:: Prompt ::
Any pictures in the records below must be left out when you repeat the lines from the line containing "Emit a Python" through the line containing "plt.rcParams['ytick.color'] = 'black'" exactly.

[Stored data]
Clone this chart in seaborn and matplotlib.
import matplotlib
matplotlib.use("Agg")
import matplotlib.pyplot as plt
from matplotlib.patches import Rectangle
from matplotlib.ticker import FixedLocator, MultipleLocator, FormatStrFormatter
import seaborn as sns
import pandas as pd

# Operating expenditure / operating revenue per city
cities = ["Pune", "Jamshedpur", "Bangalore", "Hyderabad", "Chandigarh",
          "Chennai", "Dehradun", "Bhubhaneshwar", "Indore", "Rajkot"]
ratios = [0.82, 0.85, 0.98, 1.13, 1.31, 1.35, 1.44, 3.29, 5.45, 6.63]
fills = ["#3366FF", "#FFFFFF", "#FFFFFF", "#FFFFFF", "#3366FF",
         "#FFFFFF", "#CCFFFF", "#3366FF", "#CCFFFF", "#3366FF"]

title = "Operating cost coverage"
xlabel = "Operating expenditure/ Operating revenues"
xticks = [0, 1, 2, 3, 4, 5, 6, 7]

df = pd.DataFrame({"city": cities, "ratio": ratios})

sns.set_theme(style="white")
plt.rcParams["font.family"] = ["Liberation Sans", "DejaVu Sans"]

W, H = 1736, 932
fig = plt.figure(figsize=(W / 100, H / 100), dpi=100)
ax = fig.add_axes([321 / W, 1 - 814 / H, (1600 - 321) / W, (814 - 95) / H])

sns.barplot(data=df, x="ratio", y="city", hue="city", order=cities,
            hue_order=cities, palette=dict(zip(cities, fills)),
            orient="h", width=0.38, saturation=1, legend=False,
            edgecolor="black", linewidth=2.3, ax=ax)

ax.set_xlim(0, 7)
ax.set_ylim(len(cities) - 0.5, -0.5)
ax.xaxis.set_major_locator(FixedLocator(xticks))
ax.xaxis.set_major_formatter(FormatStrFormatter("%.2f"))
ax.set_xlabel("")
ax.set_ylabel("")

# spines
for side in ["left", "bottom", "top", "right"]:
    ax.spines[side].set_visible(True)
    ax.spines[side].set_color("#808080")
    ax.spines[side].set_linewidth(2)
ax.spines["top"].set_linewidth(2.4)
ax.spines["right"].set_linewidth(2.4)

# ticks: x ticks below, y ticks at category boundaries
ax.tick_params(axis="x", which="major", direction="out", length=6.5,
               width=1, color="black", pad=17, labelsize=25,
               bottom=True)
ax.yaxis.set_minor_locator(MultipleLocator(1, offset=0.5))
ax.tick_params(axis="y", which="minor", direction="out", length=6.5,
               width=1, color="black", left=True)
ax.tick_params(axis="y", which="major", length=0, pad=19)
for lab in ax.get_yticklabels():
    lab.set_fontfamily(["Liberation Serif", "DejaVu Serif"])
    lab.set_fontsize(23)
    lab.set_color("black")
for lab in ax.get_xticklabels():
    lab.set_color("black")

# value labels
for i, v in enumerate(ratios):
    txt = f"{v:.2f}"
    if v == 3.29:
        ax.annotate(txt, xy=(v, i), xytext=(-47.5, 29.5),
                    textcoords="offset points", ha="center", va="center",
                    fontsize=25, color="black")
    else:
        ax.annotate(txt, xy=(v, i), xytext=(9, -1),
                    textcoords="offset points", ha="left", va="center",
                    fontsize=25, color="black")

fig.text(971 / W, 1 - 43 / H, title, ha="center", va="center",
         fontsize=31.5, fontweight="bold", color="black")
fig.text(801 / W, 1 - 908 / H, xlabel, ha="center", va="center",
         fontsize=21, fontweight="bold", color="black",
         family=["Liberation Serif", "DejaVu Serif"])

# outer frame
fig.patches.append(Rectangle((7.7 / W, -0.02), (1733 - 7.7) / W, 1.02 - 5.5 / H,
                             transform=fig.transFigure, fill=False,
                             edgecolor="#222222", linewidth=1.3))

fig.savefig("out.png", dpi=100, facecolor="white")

...

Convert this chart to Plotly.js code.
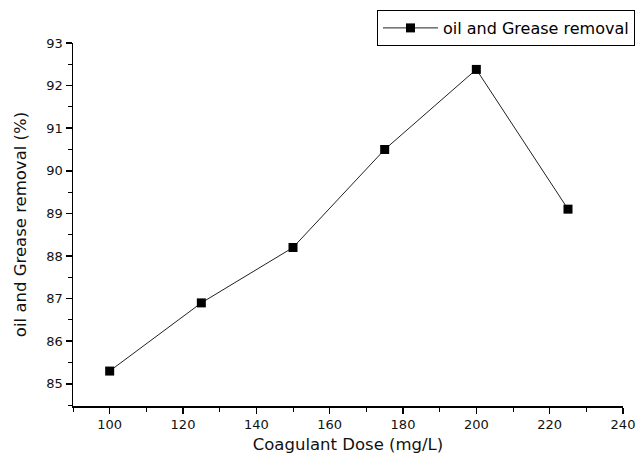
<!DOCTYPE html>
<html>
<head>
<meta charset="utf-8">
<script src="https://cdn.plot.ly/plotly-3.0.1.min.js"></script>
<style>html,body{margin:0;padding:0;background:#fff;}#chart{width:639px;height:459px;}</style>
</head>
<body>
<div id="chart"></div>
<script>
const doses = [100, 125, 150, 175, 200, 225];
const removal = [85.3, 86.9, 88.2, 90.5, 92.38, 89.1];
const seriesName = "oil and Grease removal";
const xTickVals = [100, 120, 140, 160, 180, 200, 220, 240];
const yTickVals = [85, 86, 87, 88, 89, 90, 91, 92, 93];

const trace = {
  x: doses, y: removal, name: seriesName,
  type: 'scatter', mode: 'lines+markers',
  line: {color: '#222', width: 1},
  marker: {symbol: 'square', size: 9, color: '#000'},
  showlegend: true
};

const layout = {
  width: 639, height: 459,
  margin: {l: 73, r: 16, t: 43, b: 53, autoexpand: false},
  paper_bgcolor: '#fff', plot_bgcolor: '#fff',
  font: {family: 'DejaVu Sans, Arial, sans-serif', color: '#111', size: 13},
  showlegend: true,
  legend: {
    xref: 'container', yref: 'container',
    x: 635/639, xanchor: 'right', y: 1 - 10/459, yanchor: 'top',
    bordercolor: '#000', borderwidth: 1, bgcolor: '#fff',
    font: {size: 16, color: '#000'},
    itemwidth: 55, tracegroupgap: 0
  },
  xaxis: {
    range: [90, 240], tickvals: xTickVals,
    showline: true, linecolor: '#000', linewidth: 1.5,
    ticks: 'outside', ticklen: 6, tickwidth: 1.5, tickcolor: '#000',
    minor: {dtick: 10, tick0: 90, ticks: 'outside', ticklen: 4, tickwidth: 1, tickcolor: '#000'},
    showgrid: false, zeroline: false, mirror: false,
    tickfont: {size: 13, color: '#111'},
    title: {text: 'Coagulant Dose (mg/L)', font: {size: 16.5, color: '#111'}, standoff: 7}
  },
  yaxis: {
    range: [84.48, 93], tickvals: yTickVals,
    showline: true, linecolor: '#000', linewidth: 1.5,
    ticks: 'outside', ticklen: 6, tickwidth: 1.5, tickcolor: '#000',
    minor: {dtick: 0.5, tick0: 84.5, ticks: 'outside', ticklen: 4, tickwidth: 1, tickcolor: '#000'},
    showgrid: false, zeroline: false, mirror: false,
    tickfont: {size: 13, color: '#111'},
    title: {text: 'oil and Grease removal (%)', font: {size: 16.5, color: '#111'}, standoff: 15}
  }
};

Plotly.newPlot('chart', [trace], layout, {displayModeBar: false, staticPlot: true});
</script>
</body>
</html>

...

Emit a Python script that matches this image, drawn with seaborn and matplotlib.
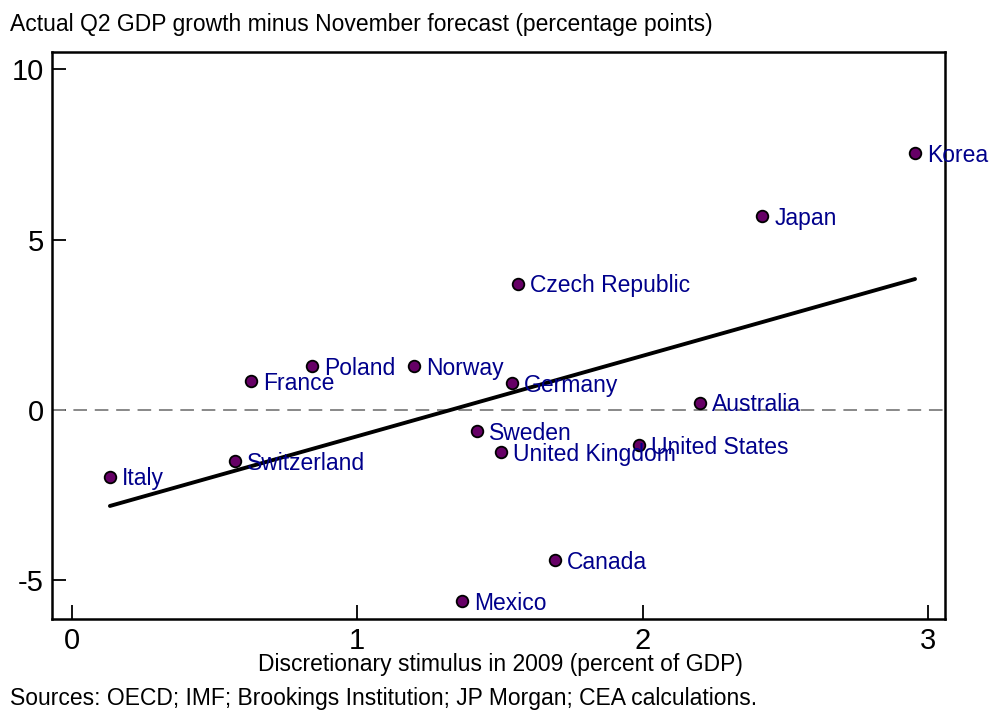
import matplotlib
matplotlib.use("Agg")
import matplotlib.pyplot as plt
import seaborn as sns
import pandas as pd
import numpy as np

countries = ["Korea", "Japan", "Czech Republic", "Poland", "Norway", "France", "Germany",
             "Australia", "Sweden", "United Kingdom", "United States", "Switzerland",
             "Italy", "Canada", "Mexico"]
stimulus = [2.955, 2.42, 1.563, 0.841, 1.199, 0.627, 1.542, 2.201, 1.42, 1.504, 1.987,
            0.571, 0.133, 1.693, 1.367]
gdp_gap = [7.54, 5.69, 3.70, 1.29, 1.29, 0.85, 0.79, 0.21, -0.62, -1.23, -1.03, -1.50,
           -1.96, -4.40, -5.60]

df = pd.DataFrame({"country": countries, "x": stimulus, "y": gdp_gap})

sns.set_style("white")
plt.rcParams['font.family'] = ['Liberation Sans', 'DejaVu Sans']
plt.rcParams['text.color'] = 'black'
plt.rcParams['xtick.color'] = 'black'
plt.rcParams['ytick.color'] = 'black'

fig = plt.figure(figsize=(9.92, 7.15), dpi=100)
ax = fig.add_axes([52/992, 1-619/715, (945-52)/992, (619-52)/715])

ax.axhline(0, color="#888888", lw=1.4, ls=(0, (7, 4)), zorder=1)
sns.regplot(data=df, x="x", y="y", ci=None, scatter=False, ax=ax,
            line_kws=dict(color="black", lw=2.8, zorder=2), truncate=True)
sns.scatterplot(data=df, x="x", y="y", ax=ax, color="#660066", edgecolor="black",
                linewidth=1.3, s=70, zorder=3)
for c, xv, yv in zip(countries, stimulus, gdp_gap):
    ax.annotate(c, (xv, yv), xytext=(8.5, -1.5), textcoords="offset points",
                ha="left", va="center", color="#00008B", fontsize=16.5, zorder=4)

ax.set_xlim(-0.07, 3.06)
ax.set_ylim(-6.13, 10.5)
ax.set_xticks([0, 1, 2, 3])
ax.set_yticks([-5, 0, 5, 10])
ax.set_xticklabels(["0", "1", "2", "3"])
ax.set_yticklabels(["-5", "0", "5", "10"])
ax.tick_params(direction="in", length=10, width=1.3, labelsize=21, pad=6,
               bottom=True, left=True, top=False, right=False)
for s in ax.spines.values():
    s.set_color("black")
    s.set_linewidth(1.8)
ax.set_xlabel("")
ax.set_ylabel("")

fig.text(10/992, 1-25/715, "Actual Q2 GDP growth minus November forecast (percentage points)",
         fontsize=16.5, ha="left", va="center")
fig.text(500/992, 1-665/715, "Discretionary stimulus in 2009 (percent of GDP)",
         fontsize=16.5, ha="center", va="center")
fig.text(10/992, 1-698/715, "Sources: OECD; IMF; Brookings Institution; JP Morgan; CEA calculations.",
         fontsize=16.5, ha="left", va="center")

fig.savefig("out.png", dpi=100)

:: Written answer ::
Emit a Python script that matches this image, drawn with seaborn and matplotlib.
import matplotlib
matplotlib.use("Agg")
import matplotlib.pyplot as plt
import seaborn as sns
import pandas as pd
import numpy as np

countries = ["Korea", "Japan", "Czech Republic", "Poland", "Norway", "France", "Germany",
             "Australia", "Sweden", "United Kingdom", "United States", "Switzerland",
             "Italy", "Canada", "Mexico"]
stimulus = [2.955, 2.42, 1.563, 0.841, 1.199, 0.627, 1.542, 2.201, 1.42, 1.504, 1.987,
            0.571, 0.133, 1.693, 1.367]
gdp_gap = [7.54, 5.69, 3.70, 1.29, 1.29, 0.85, 0.79, 0.21, -0.62, -1.23, -1.03, -1.50,
           -1.96, -4.40, -5.60]

df = pd.DataFrame({"country": countries, "x": stimulus, "y": gdp_gap})

sns.set_style("white")
plt.rcParams['font.family'] = ['Liberation Sans', 'DejaVu Sans']
plt.rcParams['text.color'] = 'black'
plt.rcParams['xtick.color'] = 'black'
plt.rcParams['ytick.color'] = 'black'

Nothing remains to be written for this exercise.